LA CHRONIQUE : De la  » démocrature « 

(1) Démocratie ou démocrature û Visite avec un citoyen « , Jacques Litwak ; mise en scène : Marie Brandeleer, Editions La Kallah, Liège, 96 pages.

Ce n’est pas rien pour un citoyen d’écrire un livre « , note Jacques Litwak à la fin de son opuscule sur la crise de la démocratie représentative (1). De fait, voir une personnalité ordinaire se soucier de la chose publique au point de publier un manifeste réformateur plutôt radical est une péripétie suffisamment rare pour susciter autre chose que du désintérêt. Sa conclusion se présente d’ailleurs comme un appel lancé aux autres citoyens, aux médias, aux partis et même au roi : au terme de son analyse, l’auteur leur propose un vaste débat sur les maux qu’il dénonce et les solutions qu’il avance. Une suggestion légitime : l’espace public n’est jamais trop riche ni trop dynamique.

Que nous dit Litwak ? Que nous n’avons pas le choix ! Ni des candidats, ni des programmes. Les idées politiques, écrit-il, sont monopolisées par les partis régentés par quelques ténors qui règnent selon des stratégies étrangères à l’intérêt général. Bref, la démocratie est confisquée par les appareils politiques, les syndicats, la presse, aussi. Des réseaux comme les intercommunales ou les sociétés publiques, dit l’auteur, concentrent d’immenses pouvoirs hors de tout contrôle. Et comme les lieux de débats disparaissent et que les comptes nationaux sont illisibles, le citoyen, condamné au silence, s’endort, englué. L’arbitraire, prévient Litwak, est au bout de cette torpeur. Pis : elle ouvre la porte à la loi du plus fort et la dictature s’immisce dans la démocratie. C’est la  » démocrature « .

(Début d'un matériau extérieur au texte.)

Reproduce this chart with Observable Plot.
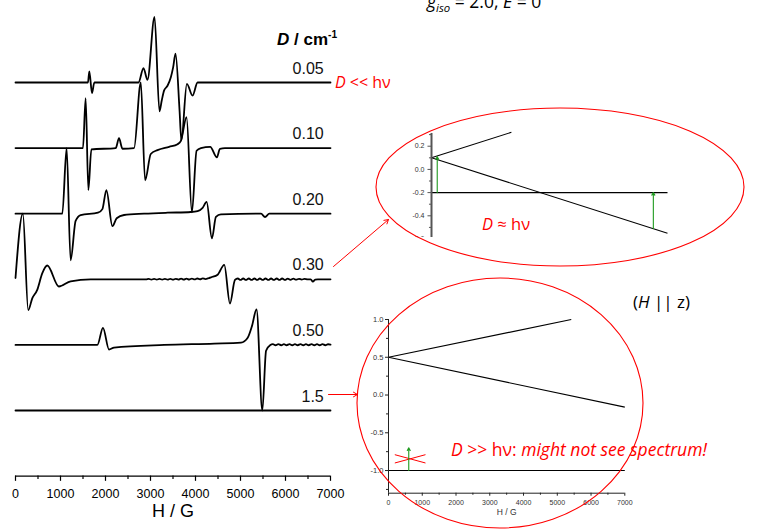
<!DOCTYPE html>
<html><head><meta charset="utf-8">
<script src="https://cdn.jsdelivr.net/npm/d3@7"></script>
<script src="https://cdn.jsdelivr.net/npm/@observablehq/plot@0.6"></script>
<style>
html,body{margin:0;padding:0;background:#fff;}
#root{position:relative;width:764px;height:530px;overflow:hidden;background:#fff;}
.layer{position:absolute;left:0;top:0;}
</style></head><body><div id="root"></div>
<script>
// ---------- DATA ----------
// Main EPR spectra: [H (G), relative amplitude above baseline]
const trace005 = [[0,0],[1610,0],[1641,0.17],[1699,-0.16],[1753,0],[2733,0],[2844,0.22],[2933,0.04],[3089,1.0],[3200,-0.44],[3251,-0.27],[3303,-0.12],[3378,-0.05],[3452,0.08],[3503,0.23],[3556,0.44],[3646,-0.43],[3686,-0.88],[3808,-0.02],[3935,-0.20],[4046,0],[7000,0]];
const trace010 = [[0,0],[1499,0],[1559,0.76],[1619,-0.64],[1686,-0.02],[2227,0],[2300,0.15],[2376,-0.01],[2635,0],[2784,1.0],[2880,-0.49],[3006,-0.09],[3156,-0.03],[3414,0.02],[3601,0.06],[3675,0.11],[3801,0.47],[3920,-0.98],[4024,-0.04],[4120,0],[4327,0.02],[4476,-0.14],[4543,-0.01],[4654,0],[7000,0]];
const trace020 = [[0,0],[1040,0],[1136,1.0],[1225,-0.71],[1336,-0.11],[1448,-0.02],[1833,0.015],[1931,0.07],[2020,0.36],[2153,-0.19],[2249,-0.07],[2412,-0.02],[2857,0],[3378,0.015],[3897,0.026],[4046,0.04],[4158,0.09],[4247,0.18],[4365,-0.375],[4454,-0.05],[4565,-0.01],[5456,0],[5545,-0.05],[5641,0],[7000,0]];
const trace030 = [[0,0.02],[163,1.0],[283,-0.47],[372,-0.29],[483,-0.16],[594,0.09],[706,0.21],[964,-0.11],[1225,-0.03],[1670,0],[2900,0],
  [2960,0.006],[3020,-0.005],[3080,0.006],[3140,-0.005],[3200,0.007],[3260,-0.005],[3320,0.007],[3380,-0.005],[3440,0.008],[3500,-0.005],[3560,0.008],[3620,-0.004],[3680,0.009],[3740,-0.004],[3800,0.010],[3860,-0.003],[3920,0.011],[3980,-0.002],[4040,0.012],[4100,0.0],[4160,0.014],[4220,0.004],[4290,0.016],[4343,0.03],
  [4492,0.07],[4639,0.22],[4766,-0.37],[4877,-0.01],
  [4940,0.012],[5000,-0.010],[5060,0.012],[5120,-0.010],[5185,0.012],[5245,-0.010],[5310,0.012],[5370,-0.010],[5430,0.012],[5495,-0.010],[5555,0.012],[5620,-0.010],[5680,0.012],[5740,-0.010],[5805,0.012],[5865,-0.010],[5925,0.012],[5990,-0.010],[6050,0.011],[6110,-0.008],[6175,0.010],[6235,-0.006],[6300,0.008],[6360,-0.004],[6420,0.005],[6490,0],[6560,0],[6608,-0.036],[6660,-0.004],[6719,0],[7000,0]];
const trace050 = [[0,0],[1819,0],[1944,0.26],[2078,-0.07],[2189,-0.04],[3303,0],[4416,0.02],[5011,0.035],[5160,0.11],[5256,0.29],[5356,0.54],[5485,-1.0],[5568,-0.09],[5663,0],
  [5720,0.013],[5780,-0.005],[5840,0.013],[5905,-0.005],[5965,0.013],[6025,-0.005],[6090,0.013],[6150,-0.005],[6210,0.013],[6270,-0.005],[6335,0.013],[6395,-0.005],[6455,0.013],[6515,-0.005],[6580,0.013],[6640,-0.005],[6700,0.013],[6760,-0.005],[6820,0.013],[6885,-0.005],[6945,0.010],[7000,0.003]];
const trace15 = [[0,0],[7000,0]];
const dLabels = ["0.05","0.10","0.20","0.30","0.50","1.5"];
const dOffsets = [5,4,3,2,1,0];
const dTraces = [trace005, trace010, trace020, trace030, trace050, trace15];
const xMajor = [0,1000,2000,3000,4000,5000,6000,7000];
const xMinor = [500,1500,2500,3500,4500,5500,6500];

// Inset A (D ≈ hν): energy levels (cm-1) vs H (G)
const levelsA = [{h1:0,e1:0.10,h2:2370,e2:0.32},{h1:0,e1:0.10,h2:7000,e2:-0.55},{h1:0,e1:-0.20,h2:7000,e2:-0.20}];
const transA = [{h:170,e1:-0.20,e2:0.11},{h:6580,e1:-0.51,e2:-0.20}];
const yMajorA = [-0.6,-0.4,-0.2,0.0,0.2];
const yMinorA = [-0.5,-0.3,-0.1,0.1,0.3];

// Inset B (D >> hν)
const levelsB = [{h1:0,e1:0.5,h2:5414,e2:1.0},{h1:0,e1:0.5,h2:7000,e2:-0.16},{h1:0,e1:-1.0,h2:7000,e2:-1.0}];
const transB = [{h:600,e1:-1.0,e2:-0.70}];
const crossB = [{h1:187,e1:-0.79,h2:1096,e2:-0.90},{h1:187,e1:-0.90,h2:1096,e2:-0.79}];
const yMajorB = [-1.0,-0.5,0.0,0.5,1.0];
const yMinorB = [-1.25,-0.75,-0.25,0.25,0.75];
const xMajorB = [0,1000,2000,3000,4000,5000,6000,7000];
const xMinorB = [500,1500,2500,3500,4500,5500,6500];

// ---------- LAYOUT (annotation geometry in page pixels) ----------
const notes = {
  ellipses: [{cx:560, cy:187, rx:184, ry:79}, {cx:500, cy:403, rx:143, ry:125}],
  arrows: [{x1:333, y1:266, x2:388, y2:219}, {x1:328, y1:394, x2:357, y2:394}],
  texts: [
    {x:427, y:8.3, size:17.5, fill:"#000", parts:[{t:"g",i:1},{t:"iso",i:1,shift:3.4,scale:0.65},{t:" = 2.0, "},{t:"E",i:1},{t:" = 0"}]},
    {x:277, y:45, size:17, fill:"#000", weight:"bold", family:"'Liberation Sans', Arial, sans-serif", parts:[{t:"D",i:1},{t:" / cm"},{t:"-1",shift:-7,scale:0.6}]},
    {x:335, y:88, size:16, fill:"#f00", parts:[{t:"D",i:1},{t:" << hν"}]},
    {x:482, y:230, size:16.5, fill:"#f00", parts:[{t:"D",i:1},{t:" ≈ hν"}]},
    {x:451, y:455.7, size:17.5, fill:"#f00", parts:[{t:"D",i:1},{t:" >> hν: "},{t:"might not see spectrum!",i:1}]},
    {x:633, y:308, size:17, fill:"#000", parts:[{t:"("},{t:"H",i:1},{t:" || z)"}]}
  ]
};

const root = document.getElementById("root");
const sansMain = "'Liberation Sans', Arial, sans-serif";
const slideFont = "'Open Sans', 'Noto Sans', sans-serif";

// ---------- MAIN CHART ----------
const rows = dTraces.flatMap((pts, k) => pts.map(([h, a]) => ({D: dLabels[k], H: h, y: dOffsets[k] + a})));
const labelRows = dLabels.map((l, k) => ({label: l, offset: dOffsets[k]}));
const main = Plot.plot({
  width: 764, height: 530,
  marginLeft: 15, marginRight: 434, marginTop: 0, marginBottom: 54,
  x: {domain: [0, 7000], range: [15, 330], axis: null},
  y: {domain: [0, 5], range: [410, 82], axis: null},
  style: {background: "none", fontFamily: sansMain, overflow: "visible"},
  marks: [
    Plot.line(rows, {x: "H", y: "y", z: "D", curve: "monotone-x", stroke: "#000", strokeWidth: 1.8}),
    Plot.ruleY([-1], {x1: 0, x2: 7000, stroke: "#000", strokeWidth: 1.3}),
    Plot.ruleX(xMajor, {x: d => d, y1: -1, y2: -1.08, stroke: "#000", strokeWidth: 1.2}),
    Plot.ruleX(xMinor, {x: d => d, y1: -1, y2: -1.05, stroke: "#000", strokeWidth: 1.2}),
    Plot.text(xMajor, {x: d => d, y: -1, dy: 18, text: d => String(d), fontSize: 12.5, fill: "#000"}),
    Plot.text(["H / G"], {x: 3500, y: -1, dy: 35, text: d => d, fontSize: 18, fill: "#000"}),
    Plot.text(labelRows, {x: 6850, y: "offset", dy: -9, text: "label", textAnchor: "end", lineAnchor: "bottom", fontSize: 16, fill: "#111"})
  ]
});
main.classList.add("layer");
root.appendChild(main);

// ---------- INSET A ----------
function wrap(node, left, top, w, h) {
  const d = document.createElement("div");
  d.style.cssText = `position:absolute;left:${left}px;top:${top}px;width:${w}px;height:${h}px;overflow:hidden;`;
  d.appendChild(node);
  root.appendChild(d);
}
const insetA = Plot.plot({
  width: 280, height: 112, margin: 0,
  x: {domain: [0, 7000], range: [36, 272], axis: null},
  y: {domain: [-0.6, 0.32], range: [113.5, 6.8], axis: null},
  style: {background: "none", fontFamily: sansMain, overflow: "visible"},
  marks: [
    Plot.link(levelsA, {x1: "h1", y1: "e1", x2: "h2", y2: "e2", stroke: "#000", strokeWidth: 1.1}),
    Plot.arrow(transA, {x1: "h", x2: "h", y1: "e1", y2: "e2", stroke: "#1f9a1f", strokeWidth: 1.1, headLength: 4}),
    Plot.ruleX([0], {y1: -0.6, y2: 0.31, stroke: "#555", strokeWidth: 2}),
    Plot.ruleY(yMajorA, {y: d => d, x1: -104, x2: 0, stroke: "#555"}),
    Plot.ruleY(yMinorA, {y: d => d, x1: -60, x2: 0, stroke: "#555"}),
    Plot.text(yMajorA, {x: 0, y: d => d, dx: -7, text: d => d.toFixed(1), textAnchor: "end", fontSize: 7, fill: "#333"})
  ]
});
wrap(insetA, 395, 125, 280, 112);

// ---------- INSET B ----------
const insetB = Plot.plot({
  width: 320, height: 228, margin: 0,
  x: {domain: [0, 7000], range: [48, 284.3], axis: null},
  y: {domain: [-1.3, 1.0], range: [192.7, 19], axis: null},
  style: {background: "none", fontFamily: sansMain, overflow: "visible"},
  marks: [
    Plot.link(levelsB, {x1: "h1", y1: "e1", x2: "h2", y2: "e2", stroke: "#000", strokeWidth: 1.1}),
    Plot.link(crossB, {x1: "h1", y1: "e1", x2: "h2", y2: "e2", stroke: "#f00", strokeWidth: 1}),
    Plot.arrow(transB, {x1: "h", x2: "h", y1: "e1", y2: "e2", stroke: "#1f9a1f", strokeWidth: 1.1, headLength: 4}),
    Plot.ruleX([0], {y1: -1.3, y2: 1.0, stroke: "#222", strokeWidth: 1}),
    Plot.ruleY([-1.3], {x1: 0, x2: 7000, stroke: "#222", strokeWidth: 1}),
    Plot.ruleY(yMajorB, {y: d => d, x1: -89, x2: 0, stroke: "#222"}),
    Plot.ruleY(yMinorB, {y: d => d, x1: -59, x2: 0, stroke: "#222"}),
    Plot.ruleX(xMajorB, {x: d => d, y1: -1.3, y2: -1.34, stroke: "#222"}),
    Plot.ruleX(xMinorB, {x: d => d, y1: -1.3, y2: -1.327, stroke: "#222"}),
    Plot.text(yMajorB, {x: 0, y: d => d, dx: -5, text: d => d.toFixed(1), textAnchor: "end", fontSize: 7.5, fill: "#333"}),
    Plot.text(xMajorB, {x: d => d, y: -1.3, dy: 10, text: d => String(d), fontSize: 7, fill: "#333"}),
    Plot.text(["H / G"], {x: 3500, y: -1.3, dy: 19, text: d => d, fontSize: 8.5, fill: "#333"})
  ]
});
wrap(insetB, 340, 300, 320, 228);

// ---------- ANNOTATION OVERLAY ----------
function ellipseMark(list) {
  return (index, scales) => {
    const sx = scales && scales.x ? scales.x : v => v;
    const sy = scales && scales.y ? scales.y : v => v;
    const g = d3.create("svg:g");
    for (const e of list) {
      g.append("ellipse").attr("cx", sx(e.cx)).attr("cy", sy(e.cy))
        .attr("rx", e.rx).attr("ry", e.ry)
        .attr("fill", "none").attr("stroke", "#f00").attr("stroke-width", 1.1);
    }
    return g.node();
  };
}
function richText(list) {
  return (index, scales) => {
    const sx = scales && scales.x ? scales.x : v => v;
    const sy = scales && scales.y ? scales.y : v => v;
    const g = d3.create("svg:g").attr("text-anchor", "start");
    for (const it of list) {
      const t = g.append("text").attr("x", sx(it.x)).attr("y", sy(it.y))
        .attr("text-anchor", "start")
        .attr("font-size", it.size).attr("fill", it.fill)
        .attr("font-family", it.family || slideFont)
        .attr("font-weight", it.weight || "normal")
        .style("white-space", "pre");
      let cur = 0;
      for (const p of it.parts) {
        const s = p.shift || 0;
        const ts = t.append("tspan").text(p.t).attr("dy", s - cur);
        cur = s;
        if (p.i) ts.attr("font-style", "italic");
        if (p.scale) ts.attr("font-size", it.size * p.scale);
      }
    }
    return g.node();
  };
}
const overlay = Plot.plot({
  width: 764, height: 530, margin: 0,
  x: {domain: [0, 764], range: [0, 764], axis: null},
  y: {domain: [0, 530], range: [0, 530], axis: null},
  style: {background: "none", overflow: "visible"},
  marks: [
    ellipseMark(notes.ellipses),
    Plot.arrow(notes.arrows, {x1: "x1", y1: "y1", x2: "x2", y2: "y2", stroke: "#f00", strokeWidth: 1, headLength: 7}),
    richText(notes.texts)
  ]
});
overlay.classList.add("layer");
overlay.style.pointerEvents = "none";
root.appendChild(overlay);
</script></body></html>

Pas trop nuancé tout ça. Taxer ce noir bilan de colère poujadiste serait cependant une méprise. Le ton de l’ouvrage n’est pas celui d’une profession en révolte contre un Etat jugé prédateur. Ce ne sont pas des intérêts catégoriels qu’il entend défendre, mais des valeurs républicaines comme la liberté et l’égalité. Le livre, de surcroît, a un clair accent de sincérité. Il fait part, même si c’est parfois avec maladresse, d’un vrai sentiment de dépossession, d’impuissance et de crainte. A ce titre, il exprime sans doute à sa façon une part du désarroi de cette  » Belgique d’en bas  » qui s’est reconnue dans la Marche blanche sans pour autant souscrire aux thèses frondeuses de certains de ses initiateurs.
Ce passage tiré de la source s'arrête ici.